The Author on her 52nd Birthday/Book Release Day
This week I got the funniest rejection letter ever from a “prestigious” poetry review. I sent them a very personal confessional poem, but was applauded for my imagination! I laughed. But it was one of the few rejections at this point that actually stung a little, only due to the implications and assumptions the editor made about my life and me. I am apparently walking or running a road less traveled, if my daily life is that imaginative to this specific editor.
“Dear Pixie Bruner,
Thank you for your interest in ________ Poetry Review. We value your work and thank you for submitting to us. We're sorry to say, however, that we have decided not to publish this submission. We wish you success in finding another venue for your poem. (I applaud your imagination. Perhaps you're attempting too much in this poem. However, another editor may love it.)
Sincerely,
The Editors ________ Poetry Review “
It is just last year that I started building my own house. I have thrown myself into submission grinders and become mincemeat. I have also had published my first co-edited/curated anthology of poetry and prose with all proceeds going to The Nature Conservancy and most importantly to me as writer, an incredible book of poetry on Authortunities Press, ”The Body As Haunted”, which is one hell of a starter poetry home. I am already planning new projects and a new wing, as one doesn’t just quit after their debut collection of poetry
One year into my journey as a dedicated builder of a poetry and literary career, not just an editor/proofreader, I have two walls standing, and way two many windows. It’s a glass house, apparently. I’m on display. 30 poems sold or published. I do not know if the house will ever provide me shelter. I share a 600 square-foot apartment with my doppelgänger, who is also my fiancé. He’s very pretty and non-poisonous. My doppelgänger is a real person.
Doppelgänger writes as well!
I’ve met many of my literary neighbors and liked them. I’ve even invited them over for tea and biscuits. No one ends up in an oven or a cage to be eaten.
I have discovered so many new writers as I am embark on building the walls for my next incarnation to reside, a literary Home in which I curate and publish the poems, I want to create a wondrous place. it’s dark, labyrinthine, slightly claustrophobic, haunted, and also beautiful, but not built on the past poets or social media. I have largely outgrown my starter poets, although “The Complete Works of Anne Sexton” is under the tarp covering the built-in bookcase already.
Bestsellers (from The Body as Haunted)
Pixie Bruner
The top of the poetry charts is not my place.

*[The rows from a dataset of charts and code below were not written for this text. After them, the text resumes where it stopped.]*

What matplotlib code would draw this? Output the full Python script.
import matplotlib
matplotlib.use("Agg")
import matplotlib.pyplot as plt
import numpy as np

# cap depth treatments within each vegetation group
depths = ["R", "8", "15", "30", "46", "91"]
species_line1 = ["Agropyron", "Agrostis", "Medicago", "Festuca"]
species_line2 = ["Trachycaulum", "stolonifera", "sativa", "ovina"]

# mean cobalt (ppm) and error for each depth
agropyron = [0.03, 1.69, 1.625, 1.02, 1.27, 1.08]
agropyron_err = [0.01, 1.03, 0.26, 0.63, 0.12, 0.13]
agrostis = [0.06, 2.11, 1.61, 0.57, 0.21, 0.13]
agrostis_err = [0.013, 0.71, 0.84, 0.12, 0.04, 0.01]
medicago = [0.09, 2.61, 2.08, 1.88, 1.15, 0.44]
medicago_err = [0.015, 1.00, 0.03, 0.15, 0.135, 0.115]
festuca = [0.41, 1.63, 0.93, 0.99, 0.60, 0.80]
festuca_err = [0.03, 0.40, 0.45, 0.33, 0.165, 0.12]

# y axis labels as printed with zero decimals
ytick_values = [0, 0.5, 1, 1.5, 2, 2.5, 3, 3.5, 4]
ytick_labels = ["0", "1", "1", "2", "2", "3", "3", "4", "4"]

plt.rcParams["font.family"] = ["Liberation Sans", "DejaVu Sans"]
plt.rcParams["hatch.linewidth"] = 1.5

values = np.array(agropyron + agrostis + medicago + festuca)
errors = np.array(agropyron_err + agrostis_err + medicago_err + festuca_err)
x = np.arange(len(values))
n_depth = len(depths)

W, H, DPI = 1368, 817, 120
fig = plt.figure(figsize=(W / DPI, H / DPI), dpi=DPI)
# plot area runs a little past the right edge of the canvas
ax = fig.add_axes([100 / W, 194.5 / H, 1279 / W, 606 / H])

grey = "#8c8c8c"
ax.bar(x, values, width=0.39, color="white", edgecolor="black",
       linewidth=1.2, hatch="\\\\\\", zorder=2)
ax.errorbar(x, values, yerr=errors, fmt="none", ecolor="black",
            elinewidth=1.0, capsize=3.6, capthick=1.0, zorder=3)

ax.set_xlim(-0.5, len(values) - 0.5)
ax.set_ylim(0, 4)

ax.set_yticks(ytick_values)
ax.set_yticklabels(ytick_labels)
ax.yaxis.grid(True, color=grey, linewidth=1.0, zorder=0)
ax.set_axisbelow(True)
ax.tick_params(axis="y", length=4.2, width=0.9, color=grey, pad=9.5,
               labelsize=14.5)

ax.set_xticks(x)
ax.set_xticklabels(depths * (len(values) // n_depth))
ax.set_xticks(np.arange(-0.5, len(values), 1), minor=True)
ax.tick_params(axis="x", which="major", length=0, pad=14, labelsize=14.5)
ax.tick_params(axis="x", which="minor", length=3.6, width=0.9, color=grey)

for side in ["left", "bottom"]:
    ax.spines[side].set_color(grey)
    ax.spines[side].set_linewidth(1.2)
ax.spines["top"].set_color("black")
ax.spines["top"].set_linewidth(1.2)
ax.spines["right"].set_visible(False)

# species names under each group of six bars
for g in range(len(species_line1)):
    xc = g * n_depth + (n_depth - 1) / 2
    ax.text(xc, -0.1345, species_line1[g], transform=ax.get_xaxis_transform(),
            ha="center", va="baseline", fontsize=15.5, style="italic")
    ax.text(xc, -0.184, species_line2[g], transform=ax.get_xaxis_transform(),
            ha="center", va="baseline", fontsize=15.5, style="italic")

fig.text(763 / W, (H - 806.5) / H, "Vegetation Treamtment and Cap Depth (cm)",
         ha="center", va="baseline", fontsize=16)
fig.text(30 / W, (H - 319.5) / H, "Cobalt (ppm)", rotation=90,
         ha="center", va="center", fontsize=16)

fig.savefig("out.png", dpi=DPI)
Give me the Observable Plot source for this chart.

I have too many words in dodgy stanzas.
I craft forms, images, occasionally rhythm
I use assonance and I aliterate, I symbolize.
too many words on the pages without illustrations.
There is a rhythm in mine.
My volumes are slim slitettos
Switchblades, overkill for avocado pitting.
Poison to the self-diagnosed gluten intolerant
who shun thinking over feeling.
Want poems that chew and spit, instead of savor and devour.
Mine can’t fit on social media inside a
perfect square of relatable trauma,
heartbreak, validation, and my own bad great decisions.
we have forgotten what poetry is-
Transformations, Tulips, Great blue herons,
confessions, speculation and magic
Songs and ashes floating away, ephemera—
gossamer things of dark beauty, laid bare,
Viscera, feathers, and bone visitations.